Task to complete: Write out the full listing exactly as given, minus the images.

Given data:
[start]

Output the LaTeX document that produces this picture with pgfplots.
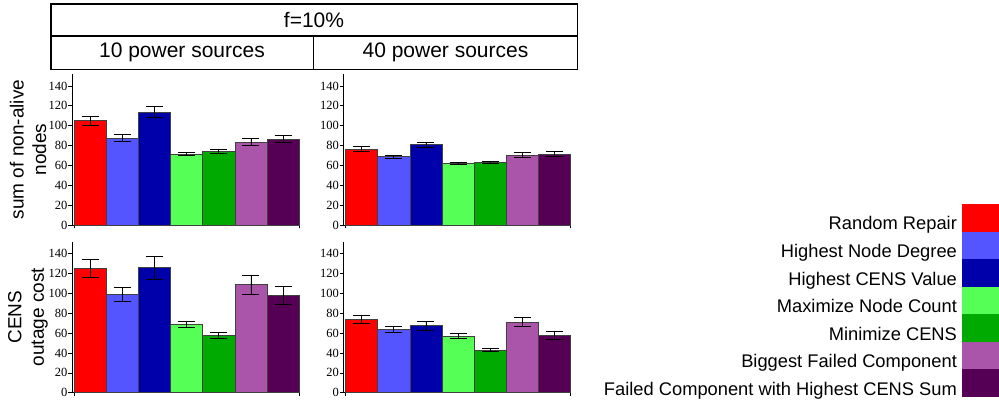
\documentclass[border=0pt]{standalone}
\usepackage{pgfplots}
\pgfplotsset{compat=1.18}
\usepackage{fontspec}
\setmainfont{Liberation Sans}
\newfontfamily\tickfont{Liberation Serif}
\definecolor{cRed}{RGB}{255,0,0}
\definecolor{cLBlue}{RGB}{85,85,255}
\definecolor{cDBlue}{RGB}{0,0,170}
\definecolor{cLGreen}{RGB}{85,255,85}
\definecolor{cGreen}{RGB}{0,170,0}
\definecolor{cPurple}{RGB}{170,85,170}
\definecolor{cDPurple}{RGB}{85,0,85}
\pgfplotsset{panel/.style={
  scale only axis, width=227.1pt, height=151pt, anchor=south west,
  xmin=-0.562, xmax=6.5, ymin=0, ymax=152,
  axis x line=bottom, axis y line=left,
  axis line style={-, black, line width=0.8pt},
  xtick={-0.5,6.5}, xticklabels={}, ytick={0,20,...,140},
  tick align=outside, major tick length=3.5pt,
  tick style={black, line width=0.6pt},
  /pgf/number format/assume math mode=true,
  yticklabel style={font=\tickfont\fontsize{12.5}{12.5}\selectfont, inner sep=1pt},
  ybar, bar width=32.1pt, bar shift=0pt, clip=false,
  error bars/y dir=both, error bars/y explicit,
  error bars/error mark=|,
  error bars/error bar style={black, line width=0.7pt},
  error bars/error mark options={black, mark size=8.5pt, line width=0.7pt},
  ylabel style={at={(axis description cs:-0.1937,0.5)}, anchor=center,
    align=center, font=\fontsize{19}{22.5}\selectfont},
}}
\newcommand{\onebar}[4]{\addplot[fill=#1, draw=black!75, line width=0.5pt] coordinates {(#2,#3) +- (0,#4)};}
\begin{document}
\begin{tikzpicture}[x=1pt,y=1pt]
\useasboundingbox (0,0) rectangle (999,401);
% header table
\draw[line width=1.2pt] (51,397) rectangle (577.5,331.7);
\draw[line width=1.2pt] (51,365) -- (577.5,365);
\draw[line width=1.2pt] (313.5,365) -- (313.5,331.7);
\node[font=\fontsize{21}{24}\selectfont] at (314,381) {f=10\%};
\node[font=\fontsize{21}{24}\selectfont] at (182,348.3) {10 power sources};
\node[font=\fontsize{21}{24}\selectfont] at (445.5,348.3) {40 power sources};
% top-left
\begin{axis}[panel, at={(72pt,176pt)}, ylabel={sum of non-alive\\nodes}]
\onebar{cRed}{0}{105}{4.5}
\onebar{cLBlue}{1}{87.6}{3.3}
\onebar{cDBlue}{2}{113.8}{5.7}
\onebar{cLGreen}{3}{71.5}{1.7}
\onebar{cGreen}{4}{74}{1.7}
\onebar{cPurple}{5}{83.6}{3.3}
\onebar{cDPurple}{6}{86.7}{3.2}
\end{axis}
% top-right
\begin{axis}[panel, at={(343.5pt,176pt)}]
\onebar{cRed}{0}{76.7}{2.5}
\onebar{cLBlue}{1}{68.7}{1.5}
\onebar{cDBlue}{2}{80.8}{2.5}
\onebar{cLGreen}{3}{61.8}{1}
\onebar{cGreen}{4}{63.5}{1}
\onebar{cPurple}{5}{70.5}{2.3}
\onebar{cDPurple}{6}{71.5}{2.3}
\end{axis}
% bottom-left
\begin{axis}[panel, at={(72pt,8.3pt)}, ylabel={CENS\\outage cost}]
\onebar{cRed}{0}{125.4}{9}
\onebar{cLBlue}{1}{99.4}{7}
\onebar{cDBlue}{2}{126}{11.6}
\onebar{cLGreen}{3}{68.7}{3}
\onebar{cGreen}{4}{57.8}{2.8}
\onebar{cPurple}{5}{109}{9.6}
\onebar{cDPurple}{6}{98}{9}
\end{axis}
% bottom-right with legend
\begin{axis}[panel, at={(343.5pt,8.3pt)},
  legend style={at={(axis description cs:2.886,-0.028)}, anchor=south east,
    draw=none, fill=none, inner sep=0pt, outer sep=0pt, row sep=0pt, column sep=5pt,
    font=\fontsize{18.3}{22}\selectfont, nodes={inner sep=0pt}},
  legend plot pos=right, legend cell align=right,
  legend image code/.code={\fill[#1, draw=none] (0pt,-7.4pt) rectangle (37pt,20.17pt);}]
\onebar{cRed}{0}{73.8}{3.7}
\addlegendentry{Random Repair}
\onebar{cLBlue}{1}{63.9}{2.9}
\addlegendentry{Highest Node Degree}
\onebar{cDBlue}{2}{67.5}{4.5}
\addlegendentry{Highest CENS Value}
\onebar{cLGreen}{3}{57.3}{2.4}
\addlegendentry{Maximize Node Count}
\onebar{cGreen}{4}{43.2}{1.4}
\addlegendentry{Minimize CENS}
\onebar{cPurple}{5}{71.2}{4.6}
\addlegendentry{Biggest Failed Component}
\onebar{cDPurple}{6}{58.1}{3.9}
\addlegendentry{Failed Component with Highest CENS Sum}
\end{axis}
\end{tikzpicture}
\end{document}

[end]

Output:
Output the LaTeX document that produces this picture with pgfplots.
\documentclass[border=0pt]{standalone}
\usepackage{pgfplots}
\pgfplotsset{compat=1.18}
\usepackage{fontspec}
\setmainfont{Liberation Sans}
\newfontfamily\tickfont{Liberation Serif}
\definecolor{cRed}{RGB}{255,0,0}
\definecolor{cLBlue}{RGB}{85,85,255}
\definecolor{cDBlue}{RGB}{0,0,170}
\definecolor{cLGreen}{RGB}{85,255,85}
\definecolor{cGreen}{RGB}{0,170,0}
\definecolor{cPurple}{RGB}{170,85,170}
\definecolor{cDPurple}{RGB}{85,0,85}
\pgfplotsset{panel/.style={
  scale only axis, width=227.1pt, height=151pt, anchor=south west,
  xmin=-0.562, xmax=6.5, ymin=0, ymax=152,
  axis x line=bottom, axis y line=left,
  axis line style={-, black, line width=0.8pt},
  xtick={-0.5,6.5}, xticklabels={}, ytick={0,20,...,140},
  tick align=outside, major tick length=3.5pt,
  tick style={black, line width=0.6pt},
  /pgf/number format/assume math mode=true,
  yticklabel style={font=\tickfont\fontsize{12.5}{12.5}\selectfont, inner sep=1pt},
  ybar, bar width=32.1pt, bar shift=0pt, clip=false,
  error bars/y dir=both, error bars/y explicit,
  error bars/error mark=|,
  error bars/error bar style={black, line width=0.7pt},
  error bars/error mark options={black, mark size=8.5pt, line width=0.7pt},
  ylabel style={at={(axis description cs:-0.1937,0.5)}, anchor=center,
    align=center, font=\fontsize{19}{22.5}\selectfont},
}}
\newcommand{\onebar}[4]{\addplot[fill=#1, draw=black!75, line width=0.5pt] coordinates {(#2,#3) +- (0,#4)};}
\begin{document}
\begin{tikzpicture}[x=1pt,y=1pt]
\useasboundingbox (0,0) rectangle (999,401);
% header table
\draw[line width=1.2pt] (51,397) rectangle (577.5,331.7);
\draw[line width=1.2pt] (51,365) -- (577.5,365);
\draw[line width=1.2pt] (313.5,365) -- (313.5,331.7);
\node[font=\fontsize{21}{24}\selectfont] at (314,381) {f=10\%};
\node[font=\fontsize{21}{24}\selectfont] at (182,348.3) {10 power sources};
\node[font=\fontsize{21}{24}\selectfont] at (445.5,348.3) {40 power sources};
% top-left
\begin{axis}[panel, at={(72pt,176pt)}, ylabel={sum of non-alive\\nodes}]
\onebar{cRed}{0}{105}{4.5}
\onebar{cLBlue}{1}{87.6}{3.3}
\onebar{cDBlue}{2}{113.8}{5.7}
\onebar{cLGreen}{3}{71.5}{1.7}
\onebar{cGreen}{4}{74}{1.7}
\onebar{cPurple}{5}{83.6}{3.3}
\onebar{cDPurple}{6}{86.7}{3.2}
\end{axis}
% top-right
\begin{axis}[panel, at={(343.5pt,176pt)}]
\onebar{cRed}{0}{76.7}{2.5}
\onebar{cLBlue}{1}{68.7}{1.5}
\onebar{cDBlue}{2}{80.8}{2.5}
\onebar{cLGreen}{3}{61.8}{1}
\onebar{cGreen}{4}{63.5}{1}
\onebar{cPurple}{5}{70.5}{2.3}
\onebar{cDPurple}{6}{71.5}{2.3}
\end{axis}
% bottom-left
\begin{axis}[panel, at={(72pt,8.3pt)}, ylabel={CENS\\outage cost}]
\onebar{cRed}{0}{125.4}{9}
\onebar{cLBlue}{1}{99.4}{7}
\onebar{cDBlue}{2}{126}{11.6}
\onebar{cLGreen}{3}{68.7}{3}
\onebar{cGreen}{4}{57.8}{2.8}
\onebar{cPurple}{5}{109}{9.6}
\onebar{cDPurple}{6}{98}{9}
\end{axis}
% bottom-right with legend
\begin{axis}[panel, at={(343.5pt,8.3pt)},
  legend style={at={(axis description cs:2.886,-0.028)}, anchor=south east,
    draw=none, fill=none, inner sep=0pt, outer sep=0pt, row sep=0pt, column sep=5pt,
    font=\fontsize{18.3}{22}\selectfont, nodes={inner sep=0pt}},
  legend plot pos=right, legend cell align=right,
  legend image code/.code={\fill[#1, draw=none] (0pt,-7.4pt) rectangle (37pt,20.17pt);}]
\onebar{cRed}{0}{73.8}{3.7}
\addlegendentry{Random Repair}
\onebar{cLBlue}{1}{63.9}{2.9}
\addlegendentry{Highest Node Degree}
\onebar{cDBlue}{2}{67.5}{4.5}
\addlegendentry{Highest CENS Value}
\onebar{cLGreen}{3}{57.3}{2.4}
\addlegendentry{Maximize Node Count}
\onebar{cGreen}{4}{43.2}{1.4}
\addlegendentry{Minimize CENS}
\onebar{cPurple}{5}{71.2}{4.6}
\addlegendentry{Biggest Failed Component}
\onebar{cDPurple}{6}{58.1}{3.9}
\addlegendentry{Failed Component with Highest CENS Sum}
\end{axis}
\end{tikzpicture}
\end{document}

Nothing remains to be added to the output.